Set problem: Strip the pictures and reproduce the rest of the listing exactly.

--- BEGIN Supplied material ---

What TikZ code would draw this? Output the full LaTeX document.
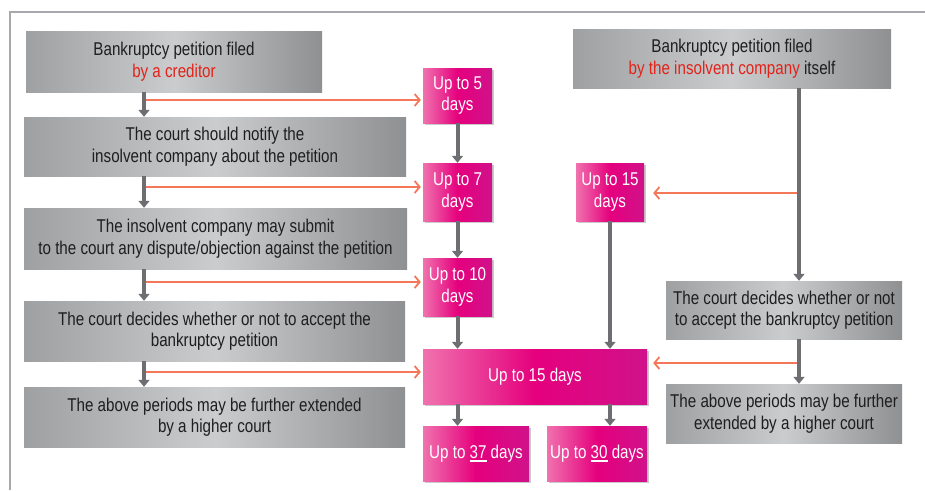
\documentclass[tikz,border=0pt]{standalone}
\usepackage{fontspec}
\usetikzlibrary{arrows.meta, shadows}
\newfontfamily\diafont[FakeStretch=0.82]{Liberation Sans}
\definecolor{frame-gray}{HTML}{A7A9AC}
\definecolor{box-edge}{HTML}{9FA0A2}
\definecolor{box-mid}{HTML}{CBCCCE}
\definecolor{box-text}{HTML}{1E1E1E}
\definecolor{step-gray}{HTML}{6D6E71}
\definecolor{link-orange}{HTML}{F47857}
\definecolor{claim-red}{HTML}{E2231A}
\definecolor{pink-left}{HTML}{F072AE}
\definecolor{pink-mid}{HTML}{E5007D}
\definecolor{pink-right}{HTML}{D0128A}
\newcommand{\ulnum}[1]{\leavevmode\setbox0\hbox{#1}%
  \rlap{\raisebox{-3.5pt}{\rule{\wd0}{1.6pt}}}\box0}

\begin{document}
\begin{tikzpicture}[x=1pt, y=-1pt,
          every node/.style={font=\diafont\fontsize{18.5}{21.5}\selectfont,
            align=center, inner sep=0pt},
          graybox/.style={left color=box-edge, right color=box-edge!90!black,
            middle color=box-mid, text=box-text},
          daybox/.style={left color=pink-left, right color=pink-right,
            middle color=pink-mid, text=white,
            drop shadow={shadow xshift=2pt, shadow yshift=-2pt,
              fill=black!35, opacity=0.6}},
          steparrow/.style={draw=step-gray, line width=4pt,
            -{Triangle[width=11pt, length=7pt]}},
          linkarrow/.style={draw=link-orange, line width=1.8pt,
            -{Straight Barb[width=12pt, length=5pt]}}]
        % Diagram: two bankruptcy routes, creditor (left column of gray steps)
        % and company itself (right column), feeding pink day-limit boxes.
        % Coordinates: pixel grid of the 925x490 figure, y growing downwards.
        \useasboundingbox (0,0) rectangle (925,490);
        \draw[frame-gray, line width=1.5pt] (925,12) -- (10,12) -- (10,490);

        % left column: petition by a creditor
        \node[graybox, minimum width=296pt, minimum height=61pt] (c1) at (174,61.5)
          {Bankruptcy petition filed\\ \textcolor{claim-red}{by a creditor}};
        \node[graybox, minimum width=382pt, minimum height=59pt] (c2) at (215,146.5)
          {The court should notify the\\ insolvent company about the petition};
        \node[graybox, minimum width=383pt, minimum height=61pt] (c3) at (215.5,238.5)
          {The insolvent company may submit\\ to the court any dispute/objection against the petition};
        \node[graybox, minimum width=381pt, minimum height=60pt] (c4) at (214.5,331)
          {The court decides whether or not to accept the\\ bankruptcy petition};
        \node[graybox, minimum width=381pt, minimum height=60pt] (c5) at (214.5,417)
          {The above periods may be further extended\\ by a higher court};

        % middle: day limits
        \node[daybox, minimum width=69pt, minimum height=55pt] (d5) at (457.5,95.5)
          {Up to 5\\ days};
        \node[daybox, minimum width=69pt, minimum height=58pt] (d7) at (457.5,192)
          {Up to 7\\ days};
        \node[daybox, minimum width=69pt, minimum height=58pt] (d10) at (457.5,287)
          {Up to 10\\ days};
        \node[daybox, minimum width=68pt, minimum height=58pt] (r15) at (610,192)
          {Up to 15\\ days};
        \node[daybox, minimum width=224pt, minimum height=55pt] (d15) at (535,376.5)
          {Up to 15 days};
        \node[daybox, minimum width=106pt, minimum height=55pt] (d37) at (476,453.5)
          {Up to \ulnum{37}\ days};
        \node[daybox, minimum width=100pt, minimum height=55pt] (d30) at (597,453.5)
          {Up to \ulnum{30}\ days};

        % right column: petition by the company itself
        \node[graybox, minimum width=318pt, minimum height=59pt] (e1) at (732,58.5)
          {Bankruptcy petition filed\\ \textcolor{claim-red}{by the insolvent company} itself};
        \node[graybox, minimum width=236pt, minimum height=58pt] (e2) at (784,310)
          {The court decides whether or not\\ to accept the bankruptcy petition};
        \node[graybox, minimum width=236pt, minimum height=59pt] (e3) at (784,413.5)
          {The above periods may be further\\ extended by a higher court};

        % gray steps
        \foreach \a/\b in {c1/c2, c2/c3, c3/c4, c4/c5}
          \draw[steparrow] (\a.south -| 144,0) -- (\b.north -| 144,0);
        \draw[steparrow] (d5) -- (d7);
        \draw[steparrow] (d7) -- (d10);
        \draw[steparrow] (d10) -- (d15.north -| d10);
        \draw[steparrow] (r15) -- (d15.north -| r15);
        \draw[steparrow] (d15.south -| d10) -- (d37.north -| d10);
        \draw[steparrow] (d15.south -| r15) -- (d30.north -| r15);
        \draw[steparrow] (e1.south -| 799,0) -- (e2.north -| 799,0);
        \draw[steparrow] (e2.south -| 799,0) -- (e3.north -| 799,0);

        % orange links to the day limits
        \coordinate (l1) at (146,100);
        \coordinate (l2) at (146,187);
        \coordinate (l3) at (146,282);
        \coordinate (l4) at (146,372);
        \coordinate (k1) at (797,193);
        \coordinate (k2) at (797,363);
        \draw[linkarrow, shorten >=2pt] (l1) -- (l1 -| d5.west);
        \draw[linkarrow, shorten >=2pt] (l2) -- (l2 -| d7.west);
        \draw[linkarrow, shorten >=2pt] (l3) -- (l3 -| d10.west);
        \draw[linkarrow, shorten >=2pt] (l4) -- (l4 -| d15.west);
        \draw[linkarrow, shorten >=9pt] (k1) -- (k1 -| r15.east);
        \draw[linkarrow, shorten >=6pt] (k2) -- (k2 -| d15.east);
      \end{tikzpicture}
\end{document}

--- END Supplied material ---

Answer in full:
What TikZ code would draw this? Output the full LaTeX document.
\documentclass[tikz,border=0pt]{standalone}
\usepackage{fontspec}
\usetikzlibrary{arrows.meta, shadows}
\newfontfamily\diafont[FakeStretch=0.82]{Liberation Sans}
\definecolor{frame-gray}{HTML}{A7A9AC}
\definecolor{box-edge}{HTML}{9FA0A2}
\definecolor{box-mid}{HTML}{CBCCCE}
\definecolor{box-text}{HTML}{1E1E1E}
\definecolor{step-gray}{HTML}{6D6E71}
\definecolor{link-orange}{HTML}{F47857}
\definecolor{claim-red}{HTML}{E2231A}
\definecolor{pink-left}{HTML}{F072AE}
\definecolor{pink-mid}{HTML}{E5007D}
\definecolor{pink-right}{HTML}{D0128A}
\newcommand{\ulnum}[1]{\leavevmode\setbox0\hbox{#1}%
  \rlap{\raisebox{-3.5pt}{\rule{\wd0}{1.6pt}}}\box0}

\begin{document}
\begin{tikzpicture}[x=1pt, y=-1pt,
          every node/.style={font=\diafont\fontsize{18.5}{21.5}\selectfont,
            align=center, inner sep=0pt},
          graybox/.style={left color=box-edge, right color=box-edge!90!black,
            middle color=box-mid, text=box-text},
          daybox/.style={left color=pink-left, right color=pink-right,
            middle color=pink-mid, text=white,
            drop shadow={shadow xshift=2pt, shadow yshift=-2pt,
              fill=black!35, opacity=0.6}},
          steparrow/.style={draw=step-gray, line width=4pt,
            -{Triangle[width=11pt, length=7pt]}},
          linkarrow/.style={draw=link-orange, line width=1.8pt,
            -{Straight Barb[width=12pt, length=5pt]}}]
        % Diagram: two bankruptcy routes, creditor (left column of gray steps)
        % and company itself (right column), feeding pink day-limit boxes.
        % Coordinates: pixel grid of the 925x490 figure, y growing downwards.
        \useasboundingbox (0,0) rectangle (925,490);
        \draw[frame-gray, line width=1.5pt] (925,12) -- (10,12) -- (10,490);

        % left column: petition by a creditor
        \node[graybox, minimum width=296pt, minimum height=61pt] (c1) at (174,61.5)
          {Bankruptcy petition filed\\ \textcolor{claim-red}{by a creditor}};
        \node[graybox, minimum width=382pt, minimum height=59pt] (c2) at (215,146.5)
          {The court should notify the\\ insolvent company about the petition};
        \node[graybox, minimum width=383pt, minimum height=61pt] (c3) at (215.5,238.5)
          {The insolvent company may submit\\ to the court any dispute/objection against the petition};
        \node[graybox, minimum width=381pt, minimum height=60pt] (c4) at (214.5,331)
          {The court decides whether or not to accept the\\ bankruptcy petition};
        \node[graybox, minimum width=381pt, minimum height=60pt] (c5) at (214.5,417)
          {The above periods may be further extended\\ by a higher court};

        % middle: day limits
        \node[daybox, minimum width=69pt, minimum height=55pt] (d5) at (457.5,95.5)
          {Up to 5\\ days};
        \node[daybox, minimum width=69pt, minimum height=58pt] (d7) at (457.5,192)
          {Up to 7\\ days};
        \node[daybox, minimum width=69pt, minimum height=58pt] (d10) at (457.5,287)
          {Up to 10\\ days};
        \node[daybox, minimum width=68pt, minimum height=58pt] (r15) at (610,192)
          {Up to 15\\ days};
        \node[daybox, minimum width=224pt, minimum height=55pt] (d15) at (535,376.5)
          {Up to 15 days};
        \node[daybox, minimum width=106pt, minimum height=55pt] (d37) at (476,453.5)
          {Up to \ulnum{37}\ days};
        \node[daybox, minimum width=100pt, minimum height=55pt] (d30) at (597,453.5)
          {Up to \ulnum{30}\ days};

        % right column: petition by the company itself
        \node[graybox, minimum width=318pt, minimum height=59pt] (e1) at (732,58.5)
          {Bankruptcy petition filed\\ \textcolor{claim-red}{by the insolvent company} itself};
        \node[graybox, minimum width=236pt, minimum height=58pt] (e2) at (784,310)
          {The court decides whether or not\\ to accept the bankruptcy petition};
        \node[graybox, minimum width=236pt, minimum height=59pt] (e3) at (784,413.5)
          {The above periods may be further\\ extended by a higher court};

        % gray steps
        \foreach \a/\b in {c1/c2, c2/c3, c3/c4, c4/c5}
          \draw[steparrow] (\a.south -| 144,0) -- (\b.north -| 144,0);
        \draw[steparrow] (d5) -- (d7);
        \draw[steparrow] (d7) -- (d10);
        \draw[steparrow] (d10) -- (d15.north -| d10);
        \draw[steparrow] (r15) -- (d15.north -| r15);
        \draw[steparrow] (d15.south -| d10) -- (d37.north -| d10);
        \draw[steparrow] (d15.south -| r15) -- (d30.north -| r15);
        \draw[steparrow] (e1.south -| 799,0) -- (e2.north -| 799,0);
        \draw[steparrow] (e2.south -| 799,0) -- (e3.north -| 799,0);

        % orange links to the day limits
        \coordinate (l1) at (146,100);
        \coordinate (l2) at (146,187);
        \coordinate (l3) at (146,282);
        \coordinate (l4) at (146,372);
        \coordinate (k1) at (797,193);
        \coordinate (k2) at (797,363);
        \draw[linkarrow, shorten >=2pt] (l1) -- (l1 -| d5.west);
        \draw[linkarrow, shorten >=2pt] (l2) -- (l2 -| d7.west);
        \draw[linkarrow, shorten >=2pt] (l3) -- (l3 -| d10.west);
        \draw[linkarrow, shorten >=2pt] (l4) -- (l4 -| d15.west);
        \draw[linkarrow, shorten >=9pt] (k1) -- (k1 -| r15.east);
        \draw[linkarrow, shorten >=6pt] (k2) -- (k2 -| d15.east);
      \end{tikzpicture}
\end{document}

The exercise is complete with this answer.